March 11, 1994
Media Contact: Joann Rodgers
Phone: (410) 955-8659
Some studies report that women and minority patients with heart disease are less likely to undergo sophisticated heart tests, suggesting that there could be some degree of discrimination in the care of these patients. But a new Johns Hopkins study says that educational achievement of patients may have a greater influence on the care patients get than gender, race or any other demographic factor.
"Our results show that patients with less than a high school education were two and a half times more likely to disagree with or refuse their doctor's recommendation for cardiac catheterization,"says Daniel E. Ford, M.D., M.P.H., lead author of the Hopkins study, which is scheduled for presentation at the American College of Cardiology's 43rd Annual Scientific Session.

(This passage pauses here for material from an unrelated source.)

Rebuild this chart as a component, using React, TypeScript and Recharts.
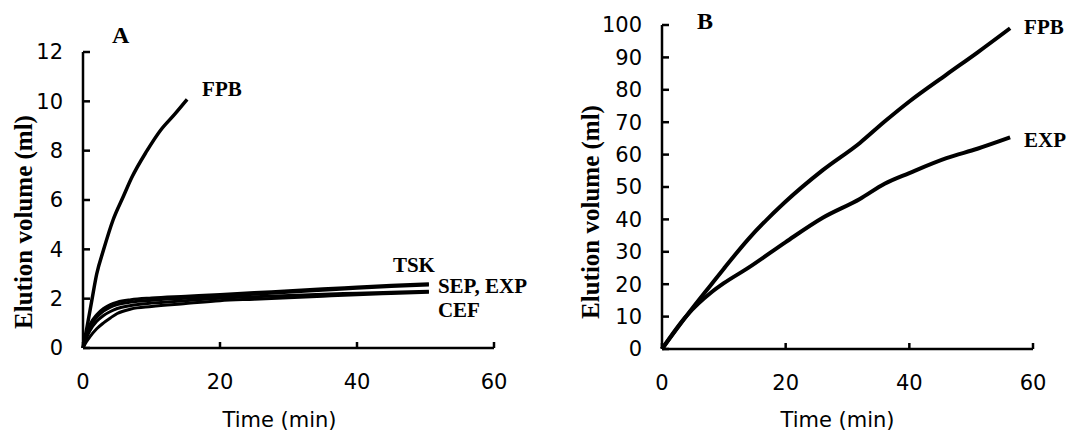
import { LineChart, Line, XAxis, YAxis, Label } from 'recharts';

// Panel A: elution volume (ml) vs time (min)
const timeFpbA = [0, 0.6, 1.3, 2, 3, 4.4, 5.9, 7.1, 9.3, 11.3, 13.3, 15.2];
const fpbA = [0, 0.87, 1.95, 3.0, 3.98, 5.2, 6.15, 6.9, 7.98, 8.82, 9.45, 10.08];

const timeA = [0, 0.5, 1, 2, 3, 4, 5, 7, 10, 15, 20, 25, 30, 35, 40, 45, 50.5];
const tskA = [0, 0.6, 0.95, 1.35, 1.6, 1.76, 1.86, 1.96, 2.03, 2.1, 2.17, 2.25, 2.32, 2.4, 2.47, 2.54, 2.6];
const sepA = [0, 0.5, 0.85, 1.25, 1.5, 1.66, 1.76, 1.86, 1.94, 2.02, 2.1, 2.18, 2.26, 2.34, 2.42, 2.49, 2.55];
const expA = [0, 0.4, 0.7, 1.08, 1.32, 1.48, 1.6, 1.72, 1.82, 1.92, 2.02, 2.08, 2.13, 2.18, 2.22, 2.26, 2.3];
const cefA = [0, 0.25, 0.45, 0.78, 1.02, 1.22, 1.4, 1.58, 1.68, 1.8, 1.92, 1.98, 2.04, 2.1, 2.16, 2.21, 2.26];

// Panel B
const timeB = [0, 4, 8, 10, 14, 20, 26, 32, 36, 40, 46, 51, 56.3];
const fpbB = [0, 10.3, 20, 24.8, 34, 45.5, 55.2, 63.6, 70.2, 76.4, 84.7, 91.5, 99];
const expB = [0, 10.3, 17.5, 20.3, 25.1, 33, 40.5, 46.3, 51, 54.3, 58.9, 61.8, 65.3];

const xTicks = [0, 20, 40, 60];
const yTicksA = [0, 2, 4, 6, 8, 10, 12];
const yTicksB = [0, 10, 20, 30, 40, 50, 60, 70, 80, 90, 100];

const fpbDataA = timeFpbA.map((t, i) => ({ t, v: fpbA[i] }));
const bundleA = timeA.map((t, i) => ({ t, tsk: tskA[i], sep: sepA[i], exp: expA[i], cef: cefA[i] }));
const dataB = timeB.map((t, i) => ({ t, fpb: fpbB[i], exp: expB[i] }));

const SANS = 'DejaVu Sans, Verdana, sans-serif';
const SERIF = 'Liberation Serif, Times New Roman, serif';
const tickStyle = { fill: '#000', fontSize: 21, fontFamily: SANS };
const axisLine = { stroke: '#000', strokeWidth: 2.5 };
const tickLine = { stroke: '#000', strokeWidth: 2.5 };

// draws a series name next to the last point of a line
function endLabel(text: string, last: number, dx: number, dy: number) {
  return (p: any) => {
    if (p.index !== last) return <g key={`e-${p.index}`} />;
    return (
      <text key={`e-${p.index}`} x={p.cx + dx} y={p.cy + dy} fontFamily={SERIF} fontWeight="bold" fontSize={21} fill="#000">
        {text}
      </text>
    );
  };
}

function yTitle(dx: number, dy: number) {
  return (props: any) => {
    const vb = props.viewBox;
    const x = vb.x + vb.width + dx;
    const y = vb.y + vb.height / 2 + dy;
    return (
      <text x={x} y={y} transform={`rotate(-90, ${x}, ${y})`} textAnchor="middle" fontFamily={SERIF} fontWeight="bold" fontSize={25} fill="#000">
        Elution volume (ml)
      </text>
    );
  };
}

function xTitle(dx: number, dy: number) {
  return (props: any) => {
    const vb = props.viewBox;
    return (
      <text x={vb.x + vb.width / 2 + dx} y={vb.y + dy} textAnchor="middle" fontFamily={SANS} fontSize={21} fill="#000">
        Time (min)
      </text>
    );
  };
}

export default function App() {
  return (
    <div style={{ position: 'absolute', left: 0, top: 0, width: 1069, height: 434, background: '#fff' }}>
      <div style={{ position: 'absolute', left: 0, top: 0 }}>
        <LineChart width={540} height={434} margin={{ top: 52, left: 82, right: 46, bottom: 85 }}>
          <XAxis type="number" dataKey="t" domain={[0, 60]} ticks={xTicks} height={1}
            axisLine={axisLine} tickLine={tickLine} tickSize={-6} tickMargin={32} tick={tickStyle}>
            <Label content={xTitle(-9, 79)} />
          </XAxis>
          <YAxis type="number" domain={[0, 12]} ticks={yTicksA} width={1}
            axisLine={axisLine} tickLine={tickLine} tickSize={-7} tickMargin={27} tick={tickStyle}>
            <Label content={yTitle(-51, 22)} />
          </YAxis>
          <Line data={fpbDataA} dataKey="v" type="monotone" stroke="#000" strokeWidth={3.5}
            dot={endLabel('FPB', fpbA.length - 1, 15, -3)} activeDot={false} isAnimationActive={false} />
          <Line data={bundleA} dataKey="tsk" type="monotone" stroke="#000" strokeWidth={3}
            dot={endLabel('TSK', timeA.length - 1, -36, -12)} activeDot={false} isAnimationActive={false} />
          <Line data={bundleA} dataKey="sep" type="monotone" stroke="#000" strokeWidth={3}
            dot={endLabel('SEP, EXP', timeA.length - 1, 9, 8)} activeDot={false} isAnimationActive={false} />
          <Line data={bundleA} dataKey="exp" type="monotone" stroke="#000" strokeWidth={3}
            dot={false} activeDot={false} isAnimationActive={false} />
          <Line data={bundleA} dataKey="cef" type="monotone" stroke="#000" strokeWidth={3}
            dot={endLabel('CEF', timeA.length - 1, 9, 25)} activeDot={false} isAnimationActive={false} />
        </LineChart>
      </div>
      <div style={{ position: 'absolute', left: 540, top: 0 }}>
        <LineChart width={529} height={434} data={dataB} margin={{ top: 25, left: 121, right: 36, bottom: 84 }}>
          <XAxis type="number" dataKey="t" domain={[0, 60]} ticks={xTicks} height={1}
            axisLine={axisLine} tickLine={tickLine} tickSize={-6} tickMargin={32} tick={tickStyle}>
            <Label content={xTitle(-10, 78)} />
          </XAxis>
          <YAxis type="number" domain={[0, 100]} ticks={yTicksB} width={1}
            axisLine={axisLine} tickLine={tickLine} tickSize={-7} tickMargin={27} tick={tickStyle}>
            <Label content={yTitle(-63, 25)} />
          </YAxis>
          <Line dataKey="fpb" type="monotone" stroke="#000" strokeWidth={4}
            dot={endLabel('FPB', timeB.length - 1, 14, 6)} activeDot={false} isAnimationActive={false} />
          <Line dataKey="exp" type="monotone" stroke="#000" strokeWidth={4}
            dot={endLabel('EXP', timeB.length - 1, 14, 10)} activeDot={false} isAnimationActive={false} />
        </LineChart>
      </div>
      <svg width={1069} height={434} style={{ position: 'absolute', left: 0, top: 0, pointerEvents: 'none' }}>
        <text x={112} y={43} fontFamily={SERIF} fontWeight="bold" fontSize={24} fill="#000">A</text>
        <text x={697} y={29} fontFamily={SERIF} fontWeight="bold" fontSize={24} fill="#000">B</text>
      </svg>
    </div>
  );
}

The patients were interviewed at the time of their admission to the coronary care unit.
This study shows that as we continue to study the use of medical services like catheterization, we need to pay special attention to patient preferences and how we communicate to our patients," says Ford.
Catheterization, the use of dye injected into arteries to view the cardiovascular MI system, is a necessary first step to diagnosis and treatment.
"We need catheterization to determine if angioplasty or even bypass surgery is needed to help patients with heart disease," says Pascal Goldschmidt, M.D., a cardiologist and co-author of the study. "This report suggests to us that we need to be especially vigilant in how we communicate options and alternatives to patients' with lower levels of education. We need to take the time to be certain that all patients are able to make informed decisions about their care."
The researchers interviewed 272 patients just after they were admitted to two different coronary care units -- one at Johns Hopkins, the other at its affiliate, The Francis Scott Key Medical Center. The patients were asked to use a five-point scale (1 -agree, 5 - disagree), to rate their level of agreement with a recommendation for cardiac catheterization. Patients with more than a high school education had a mean score of 2.0, while those with less than a high school education (56 percent) had a mean score of 2.47, Fifty-eight percent of those interviewed were male, 25 percent were AfricanAmerican and 44 percent had a family income between $10,000 and $30,000. Cardiac critical care nurses were responsible for the patients' interviews, under the direction of Alison Schecter, who was a medical resident at Johns Hopkins. The study was supported by the Henry Ciccarone Center for the prevention of heart disease at Johns Hopkins.